[Work to do]
For the entries below, copy exactly the line that contains "Recreate this image" through the line that contains "10, 12, 14];", both ends included, and exclude all pictures.

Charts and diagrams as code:
::::::::

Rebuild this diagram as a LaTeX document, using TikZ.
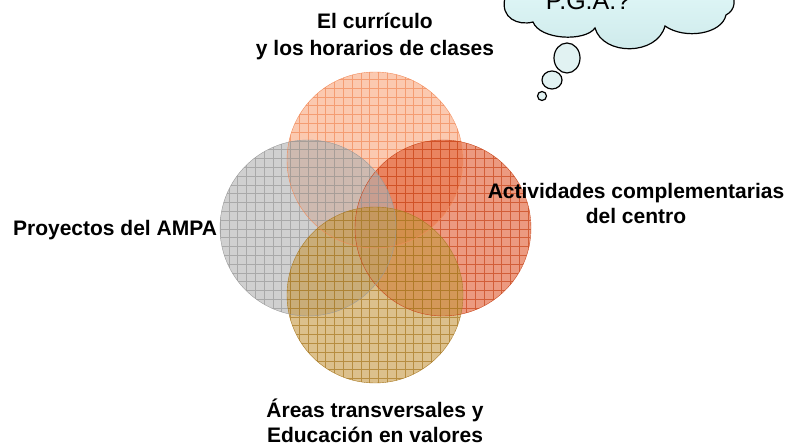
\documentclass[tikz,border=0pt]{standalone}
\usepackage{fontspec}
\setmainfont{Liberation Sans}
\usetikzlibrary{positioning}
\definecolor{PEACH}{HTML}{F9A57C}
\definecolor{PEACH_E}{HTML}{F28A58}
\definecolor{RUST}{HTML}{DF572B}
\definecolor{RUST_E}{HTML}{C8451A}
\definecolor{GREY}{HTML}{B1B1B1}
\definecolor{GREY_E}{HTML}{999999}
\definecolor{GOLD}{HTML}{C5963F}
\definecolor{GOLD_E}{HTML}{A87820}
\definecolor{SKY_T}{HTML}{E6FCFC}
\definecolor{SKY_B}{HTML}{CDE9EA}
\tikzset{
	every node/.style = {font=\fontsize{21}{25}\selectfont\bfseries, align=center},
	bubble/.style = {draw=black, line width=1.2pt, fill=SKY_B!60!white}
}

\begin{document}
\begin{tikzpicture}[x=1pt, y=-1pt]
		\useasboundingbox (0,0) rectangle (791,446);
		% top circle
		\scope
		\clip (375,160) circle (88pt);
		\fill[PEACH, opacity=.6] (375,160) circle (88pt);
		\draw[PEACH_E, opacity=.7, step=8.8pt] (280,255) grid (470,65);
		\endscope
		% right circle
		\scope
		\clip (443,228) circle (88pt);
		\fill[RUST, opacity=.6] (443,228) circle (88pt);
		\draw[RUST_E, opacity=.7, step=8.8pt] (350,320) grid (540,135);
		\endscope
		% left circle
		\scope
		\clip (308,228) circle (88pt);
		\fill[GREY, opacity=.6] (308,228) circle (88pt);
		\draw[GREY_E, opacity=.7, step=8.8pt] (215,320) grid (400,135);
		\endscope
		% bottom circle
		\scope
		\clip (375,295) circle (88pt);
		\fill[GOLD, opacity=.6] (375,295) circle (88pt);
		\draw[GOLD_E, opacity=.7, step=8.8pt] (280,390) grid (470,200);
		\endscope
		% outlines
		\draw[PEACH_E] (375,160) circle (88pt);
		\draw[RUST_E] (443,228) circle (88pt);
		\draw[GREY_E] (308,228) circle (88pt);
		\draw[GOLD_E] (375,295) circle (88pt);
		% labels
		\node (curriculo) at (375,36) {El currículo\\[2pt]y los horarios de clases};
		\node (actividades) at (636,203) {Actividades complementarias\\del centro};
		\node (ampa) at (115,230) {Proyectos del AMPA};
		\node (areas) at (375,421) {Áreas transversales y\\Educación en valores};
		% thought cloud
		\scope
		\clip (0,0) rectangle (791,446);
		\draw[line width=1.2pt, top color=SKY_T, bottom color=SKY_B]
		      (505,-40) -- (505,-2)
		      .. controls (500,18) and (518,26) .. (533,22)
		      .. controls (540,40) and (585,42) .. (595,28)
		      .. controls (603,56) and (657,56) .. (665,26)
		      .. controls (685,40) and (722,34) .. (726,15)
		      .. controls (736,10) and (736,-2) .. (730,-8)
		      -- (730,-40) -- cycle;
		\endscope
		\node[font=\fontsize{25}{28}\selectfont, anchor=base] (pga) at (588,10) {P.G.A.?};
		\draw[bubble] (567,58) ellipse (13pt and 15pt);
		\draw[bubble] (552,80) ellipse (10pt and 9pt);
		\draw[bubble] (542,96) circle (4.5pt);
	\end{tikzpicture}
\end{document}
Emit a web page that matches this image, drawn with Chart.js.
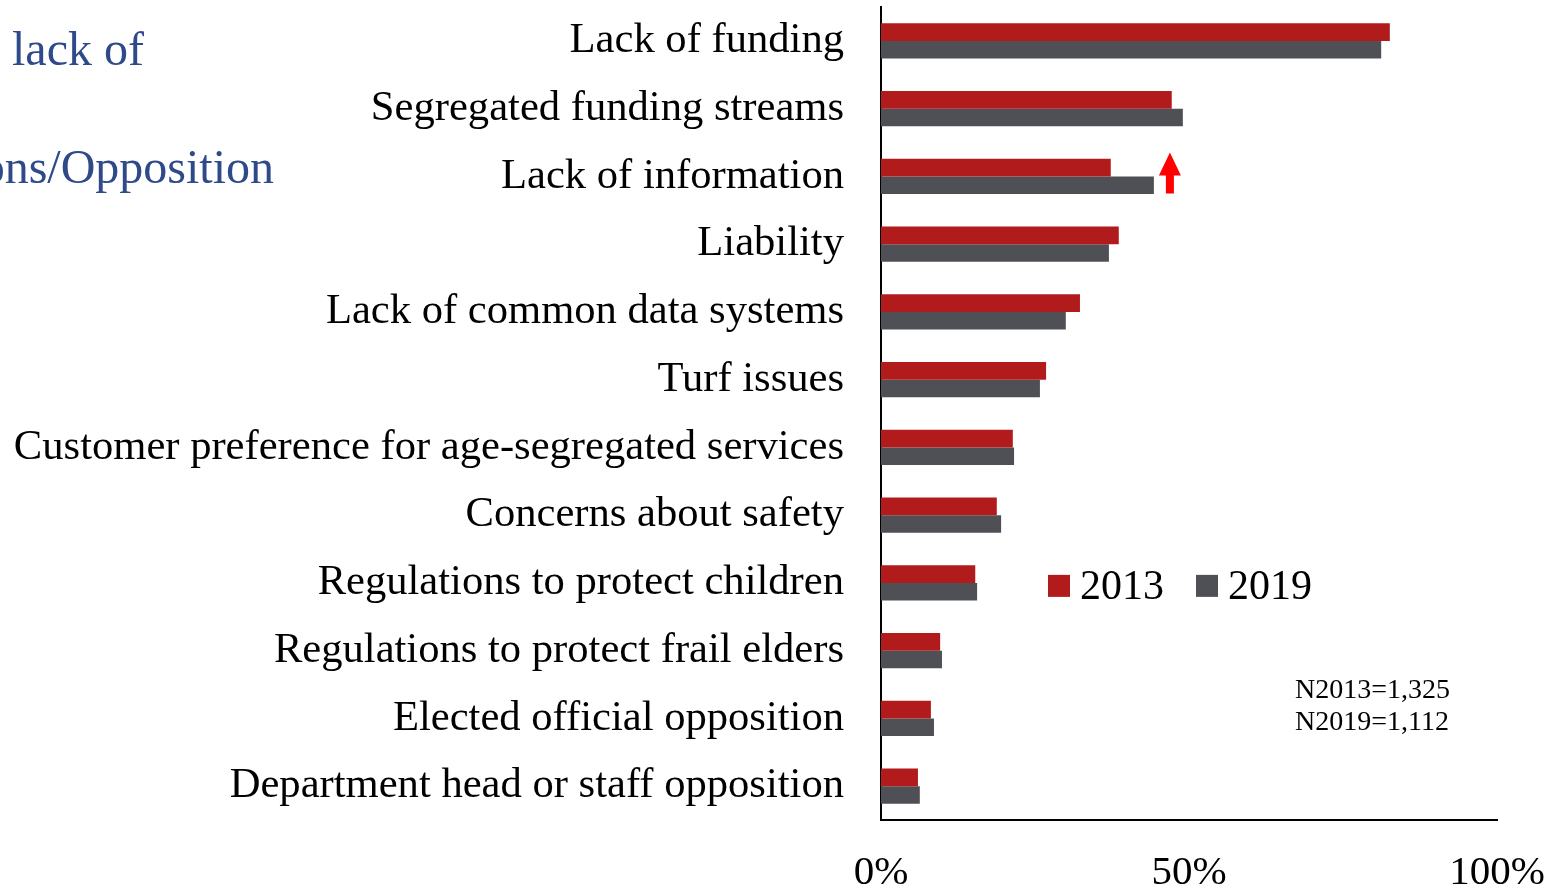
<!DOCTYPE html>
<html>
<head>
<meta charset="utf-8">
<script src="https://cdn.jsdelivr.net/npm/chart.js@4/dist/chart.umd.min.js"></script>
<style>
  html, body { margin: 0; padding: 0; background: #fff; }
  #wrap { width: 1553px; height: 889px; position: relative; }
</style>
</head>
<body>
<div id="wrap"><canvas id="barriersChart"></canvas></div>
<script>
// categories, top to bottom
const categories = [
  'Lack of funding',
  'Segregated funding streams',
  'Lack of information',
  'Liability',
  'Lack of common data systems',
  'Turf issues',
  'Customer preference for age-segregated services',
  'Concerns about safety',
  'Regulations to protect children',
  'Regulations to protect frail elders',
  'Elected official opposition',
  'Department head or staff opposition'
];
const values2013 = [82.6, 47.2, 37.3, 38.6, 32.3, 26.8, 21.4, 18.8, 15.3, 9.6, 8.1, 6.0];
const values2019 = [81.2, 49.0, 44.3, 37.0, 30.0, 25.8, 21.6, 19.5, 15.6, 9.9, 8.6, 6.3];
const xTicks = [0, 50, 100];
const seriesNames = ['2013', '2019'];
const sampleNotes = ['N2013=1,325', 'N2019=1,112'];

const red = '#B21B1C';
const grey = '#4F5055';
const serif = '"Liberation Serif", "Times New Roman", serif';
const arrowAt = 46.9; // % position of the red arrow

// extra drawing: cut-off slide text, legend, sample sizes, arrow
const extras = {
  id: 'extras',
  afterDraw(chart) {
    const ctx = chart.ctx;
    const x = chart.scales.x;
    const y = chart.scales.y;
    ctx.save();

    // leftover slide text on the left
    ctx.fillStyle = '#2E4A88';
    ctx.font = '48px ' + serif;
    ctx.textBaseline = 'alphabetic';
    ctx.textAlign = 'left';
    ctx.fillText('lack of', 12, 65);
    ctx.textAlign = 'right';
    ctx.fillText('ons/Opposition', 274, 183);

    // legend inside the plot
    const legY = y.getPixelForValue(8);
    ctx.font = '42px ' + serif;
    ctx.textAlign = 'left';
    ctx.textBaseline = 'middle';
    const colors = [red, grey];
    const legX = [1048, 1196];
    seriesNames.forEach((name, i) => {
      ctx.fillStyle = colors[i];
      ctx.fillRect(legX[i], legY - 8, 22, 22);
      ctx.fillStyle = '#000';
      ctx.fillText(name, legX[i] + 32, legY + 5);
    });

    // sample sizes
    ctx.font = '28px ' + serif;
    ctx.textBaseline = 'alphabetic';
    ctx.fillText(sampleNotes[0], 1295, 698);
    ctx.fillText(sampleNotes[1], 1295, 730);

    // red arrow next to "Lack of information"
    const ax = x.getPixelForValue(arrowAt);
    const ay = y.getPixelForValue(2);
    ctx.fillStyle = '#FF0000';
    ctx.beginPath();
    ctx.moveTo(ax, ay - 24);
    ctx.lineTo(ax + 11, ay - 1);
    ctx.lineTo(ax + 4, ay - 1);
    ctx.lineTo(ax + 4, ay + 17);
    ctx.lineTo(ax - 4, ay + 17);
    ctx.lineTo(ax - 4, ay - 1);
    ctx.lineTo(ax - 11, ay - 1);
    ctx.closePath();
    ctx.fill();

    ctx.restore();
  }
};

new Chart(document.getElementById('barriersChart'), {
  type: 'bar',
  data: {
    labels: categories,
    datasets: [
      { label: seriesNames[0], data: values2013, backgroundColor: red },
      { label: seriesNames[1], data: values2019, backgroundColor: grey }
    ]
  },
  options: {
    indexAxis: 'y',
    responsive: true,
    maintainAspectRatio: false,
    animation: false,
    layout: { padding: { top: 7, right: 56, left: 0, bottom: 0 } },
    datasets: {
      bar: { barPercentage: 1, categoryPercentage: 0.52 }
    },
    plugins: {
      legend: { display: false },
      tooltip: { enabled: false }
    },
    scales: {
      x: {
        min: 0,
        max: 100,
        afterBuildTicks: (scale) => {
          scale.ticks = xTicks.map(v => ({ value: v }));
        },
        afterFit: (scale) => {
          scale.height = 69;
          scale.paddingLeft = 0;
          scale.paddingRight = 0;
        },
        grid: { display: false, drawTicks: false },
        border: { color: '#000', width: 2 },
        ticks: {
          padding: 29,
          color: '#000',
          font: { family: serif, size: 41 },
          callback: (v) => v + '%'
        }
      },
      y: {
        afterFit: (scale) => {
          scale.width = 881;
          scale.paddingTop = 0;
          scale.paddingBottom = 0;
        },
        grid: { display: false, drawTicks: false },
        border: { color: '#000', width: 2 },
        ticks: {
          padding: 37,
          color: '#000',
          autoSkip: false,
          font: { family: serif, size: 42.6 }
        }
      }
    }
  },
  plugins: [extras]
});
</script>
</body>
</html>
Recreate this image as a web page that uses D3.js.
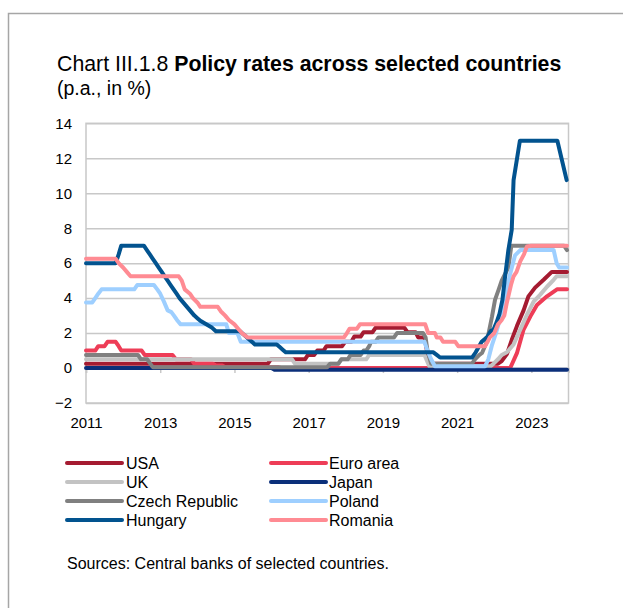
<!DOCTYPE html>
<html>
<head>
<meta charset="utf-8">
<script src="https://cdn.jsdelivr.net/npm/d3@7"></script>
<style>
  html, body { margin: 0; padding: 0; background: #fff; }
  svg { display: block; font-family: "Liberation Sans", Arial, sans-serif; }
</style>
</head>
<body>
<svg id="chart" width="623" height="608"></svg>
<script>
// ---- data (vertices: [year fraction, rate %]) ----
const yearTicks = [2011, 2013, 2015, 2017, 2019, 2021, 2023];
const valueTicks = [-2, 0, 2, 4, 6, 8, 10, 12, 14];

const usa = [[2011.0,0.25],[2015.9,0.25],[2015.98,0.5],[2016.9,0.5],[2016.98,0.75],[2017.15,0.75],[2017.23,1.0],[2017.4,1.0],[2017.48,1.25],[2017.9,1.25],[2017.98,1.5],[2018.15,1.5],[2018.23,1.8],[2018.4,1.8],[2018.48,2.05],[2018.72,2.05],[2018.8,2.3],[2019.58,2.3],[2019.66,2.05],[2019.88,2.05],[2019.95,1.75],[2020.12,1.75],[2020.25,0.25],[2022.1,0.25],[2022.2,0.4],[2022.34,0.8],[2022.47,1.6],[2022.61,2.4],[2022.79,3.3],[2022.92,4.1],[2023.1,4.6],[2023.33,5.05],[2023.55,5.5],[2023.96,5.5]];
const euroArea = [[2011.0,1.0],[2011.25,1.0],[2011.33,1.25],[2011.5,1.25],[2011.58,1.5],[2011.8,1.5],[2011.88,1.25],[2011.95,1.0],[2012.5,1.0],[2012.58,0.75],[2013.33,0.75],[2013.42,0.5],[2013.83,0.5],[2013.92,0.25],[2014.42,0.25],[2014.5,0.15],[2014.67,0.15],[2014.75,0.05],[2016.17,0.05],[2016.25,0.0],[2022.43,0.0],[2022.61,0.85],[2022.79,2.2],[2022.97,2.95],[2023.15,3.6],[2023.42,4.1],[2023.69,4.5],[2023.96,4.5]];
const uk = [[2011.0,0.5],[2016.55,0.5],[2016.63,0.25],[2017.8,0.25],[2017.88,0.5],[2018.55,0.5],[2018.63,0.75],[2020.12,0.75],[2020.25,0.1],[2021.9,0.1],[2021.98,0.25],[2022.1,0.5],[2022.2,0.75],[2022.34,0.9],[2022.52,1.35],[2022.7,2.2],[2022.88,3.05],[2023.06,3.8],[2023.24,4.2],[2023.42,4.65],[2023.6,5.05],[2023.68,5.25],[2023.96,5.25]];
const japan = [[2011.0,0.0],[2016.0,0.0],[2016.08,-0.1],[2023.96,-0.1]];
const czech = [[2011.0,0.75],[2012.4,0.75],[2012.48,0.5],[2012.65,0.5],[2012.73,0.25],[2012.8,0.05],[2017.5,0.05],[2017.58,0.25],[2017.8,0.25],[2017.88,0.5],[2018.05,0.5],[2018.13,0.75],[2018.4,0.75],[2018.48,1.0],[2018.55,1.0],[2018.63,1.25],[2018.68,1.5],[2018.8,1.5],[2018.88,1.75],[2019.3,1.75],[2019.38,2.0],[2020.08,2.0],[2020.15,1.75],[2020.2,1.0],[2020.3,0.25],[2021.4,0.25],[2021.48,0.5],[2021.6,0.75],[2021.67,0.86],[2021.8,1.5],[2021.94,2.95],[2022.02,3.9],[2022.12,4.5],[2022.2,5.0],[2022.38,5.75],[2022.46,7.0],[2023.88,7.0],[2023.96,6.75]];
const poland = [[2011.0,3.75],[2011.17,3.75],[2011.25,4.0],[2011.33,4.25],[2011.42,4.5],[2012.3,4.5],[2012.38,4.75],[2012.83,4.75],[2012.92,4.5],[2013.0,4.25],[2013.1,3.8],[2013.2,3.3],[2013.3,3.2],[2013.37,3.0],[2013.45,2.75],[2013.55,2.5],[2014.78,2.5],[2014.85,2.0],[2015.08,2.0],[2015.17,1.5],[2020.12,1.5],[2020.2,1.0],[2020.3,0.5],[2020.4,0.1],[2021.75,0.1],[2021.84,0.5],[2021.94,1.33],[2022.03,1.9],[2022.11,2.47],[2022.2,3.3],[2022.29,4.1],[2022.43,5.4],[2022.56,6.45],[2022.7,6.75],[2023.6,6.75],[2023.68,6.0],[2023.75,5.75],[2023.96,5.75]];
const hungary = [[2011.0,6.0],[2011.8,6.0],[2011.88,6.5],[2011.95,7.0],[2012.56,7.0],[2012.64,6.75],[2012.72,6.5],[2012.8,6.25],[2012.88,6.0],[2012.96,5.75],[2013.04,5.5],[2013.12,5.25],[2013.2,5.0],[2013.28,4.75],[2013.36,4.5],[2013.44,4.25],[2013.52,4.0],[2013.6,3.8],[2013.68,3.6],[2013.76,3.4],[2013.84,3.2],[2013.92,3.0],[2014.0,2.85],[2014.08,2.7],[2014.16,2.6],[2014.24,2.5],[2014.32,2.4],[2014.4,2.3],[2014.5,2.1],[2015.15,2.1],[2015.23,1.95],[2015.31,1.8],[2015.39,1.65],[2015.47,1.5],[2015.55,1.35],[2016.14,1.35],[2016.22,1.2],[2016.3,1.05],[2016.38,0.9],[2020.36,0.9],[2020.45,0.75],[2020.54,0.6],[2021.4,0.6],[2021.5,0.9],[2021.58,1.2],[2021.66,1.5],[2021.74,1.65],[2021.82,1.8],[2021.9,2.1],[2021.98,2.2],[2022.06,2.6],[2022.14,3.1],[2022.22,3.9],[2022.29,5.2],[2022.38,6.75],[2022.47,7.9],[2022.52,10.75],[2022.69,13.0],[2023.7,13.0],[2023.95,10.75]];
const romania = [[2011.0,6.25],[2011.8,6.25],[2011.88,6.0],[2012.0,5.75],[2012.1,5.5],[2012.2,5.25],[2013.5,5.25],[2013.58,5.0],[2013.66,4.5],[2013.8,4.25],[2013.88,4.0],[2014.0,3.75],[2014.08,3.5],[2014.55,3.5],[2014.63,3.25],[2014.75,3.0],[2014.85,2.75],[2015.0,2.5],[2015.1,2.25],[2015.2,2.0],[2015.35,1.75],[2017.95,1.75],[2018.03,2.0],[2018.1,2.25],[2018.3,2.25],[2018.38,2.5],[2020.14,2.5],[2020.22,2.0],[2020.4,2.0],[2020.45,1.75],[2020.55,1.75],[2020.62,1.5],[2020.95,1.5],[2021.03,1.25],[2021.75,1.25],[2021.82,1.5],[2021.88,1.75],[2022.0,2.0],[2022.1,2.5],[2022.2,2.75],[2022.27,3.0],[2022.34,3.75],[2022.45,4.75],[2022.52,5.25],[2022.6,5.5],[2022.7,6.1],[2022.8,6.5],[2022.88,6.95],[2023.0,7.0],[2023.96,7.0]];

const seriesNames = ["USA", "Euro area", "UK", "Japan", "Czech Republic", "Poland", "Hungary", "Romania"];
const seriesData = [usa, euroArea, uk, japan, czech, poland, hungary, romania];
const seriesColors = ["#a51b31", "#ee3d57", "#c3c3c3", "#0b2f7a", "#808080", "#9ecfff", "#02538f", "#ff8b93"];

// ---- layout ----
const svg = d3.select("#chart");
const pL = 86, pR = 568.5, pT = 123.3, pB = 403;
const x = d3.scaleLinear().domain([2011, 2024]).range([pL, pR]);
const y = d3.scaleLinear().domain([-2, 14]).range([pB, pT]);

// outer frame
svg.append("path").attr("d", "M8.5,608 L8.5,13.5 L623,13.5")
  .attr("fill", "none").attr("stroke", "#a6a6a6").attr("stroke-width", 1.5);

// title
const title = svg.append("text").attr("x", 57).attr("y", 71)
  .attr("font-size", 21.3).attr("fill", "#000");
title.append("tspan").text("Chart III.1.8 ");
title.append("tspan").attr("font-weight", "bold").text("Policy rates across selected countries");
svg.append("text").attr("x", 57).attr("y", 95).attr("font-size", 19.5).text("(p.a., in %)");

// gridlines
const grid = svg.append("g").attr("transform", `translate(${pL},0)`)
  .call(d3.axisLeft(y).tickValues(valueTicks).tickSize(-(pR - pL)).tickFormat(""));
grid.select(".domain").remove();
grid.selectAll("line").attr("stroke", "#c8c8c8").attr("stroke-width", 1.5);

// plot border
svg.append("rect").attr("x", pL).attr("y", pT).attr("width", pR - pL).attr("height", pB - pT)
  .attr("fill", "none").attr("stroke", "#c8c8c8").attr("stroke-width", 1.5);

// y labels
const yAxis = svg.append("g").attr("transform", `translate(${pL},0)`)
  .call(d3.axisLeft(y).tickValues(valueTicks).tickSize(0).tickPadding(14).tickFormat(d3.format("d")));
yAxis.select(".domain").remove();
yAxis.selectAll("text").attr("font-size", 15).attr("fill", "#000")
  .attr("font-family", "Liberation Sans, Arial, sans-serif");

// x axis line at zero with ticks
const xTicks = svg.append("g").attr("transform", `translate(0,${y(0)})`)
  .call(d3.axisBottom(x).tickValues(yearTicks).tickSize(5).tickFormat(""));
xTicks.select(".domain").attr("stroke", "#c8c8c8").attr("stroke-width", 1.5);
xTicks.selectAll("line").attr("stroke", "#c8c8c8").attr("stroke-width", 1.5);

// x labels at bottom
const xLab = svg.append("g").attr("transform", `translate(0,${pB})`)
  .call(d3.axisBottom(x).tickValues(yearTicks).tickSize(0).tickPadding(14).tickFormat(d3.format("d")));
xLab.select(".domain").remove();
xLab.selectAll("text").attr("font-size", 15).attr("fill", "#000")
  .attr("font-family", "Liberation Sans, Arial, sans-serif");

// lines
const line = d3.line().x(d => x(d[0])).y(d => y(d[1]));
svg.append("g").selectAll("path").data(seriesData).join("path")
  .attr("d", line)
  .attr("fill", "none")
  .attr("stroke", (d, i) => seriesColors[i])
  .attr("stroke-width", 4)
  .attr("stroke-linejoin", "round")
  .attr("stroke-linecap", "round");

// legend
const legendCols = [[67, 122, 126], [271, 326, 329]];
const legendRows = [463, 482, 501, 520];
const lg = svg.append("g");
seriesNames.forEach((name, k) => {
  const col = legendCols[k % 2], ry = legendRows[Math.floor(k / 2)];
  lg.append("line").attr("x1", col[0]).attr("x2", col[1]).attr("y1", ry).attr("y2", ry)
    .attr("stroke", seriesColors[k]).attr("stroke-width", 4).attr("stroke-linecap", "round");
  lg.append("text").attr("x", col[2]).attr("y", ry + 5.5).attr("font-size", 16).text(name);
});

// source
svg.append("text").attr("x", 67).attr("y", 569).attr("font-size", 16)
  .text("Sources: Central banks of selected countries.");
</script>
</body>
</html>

::::::::

[Exercise result]
Recreate this image as a web page that uses D3.js.
<!DOCTYPE html>
<html>
<head>
<meta charset="utf-8">
<script src="https://cdn.jsdelivr.net/npm/d3@7"></script>
<style>
  html, body { margin: 0; padding: 0; background: #fff; }
  svg { display: block; font-family: "Liberation Sans", Arial, sans-serif; }
</style>
</head>
<body>
<svg id="chart" width="623" height="608"></svg>
<script>
// ---- data (vertices: [year fraction, rate %]) ----
const yearTicks = [2011, 2013, 2015, 2017, 2019, 2021, 2023];
const valueTicks = [-2, 0, 2, 4, 6, 8, 10, 12, 14];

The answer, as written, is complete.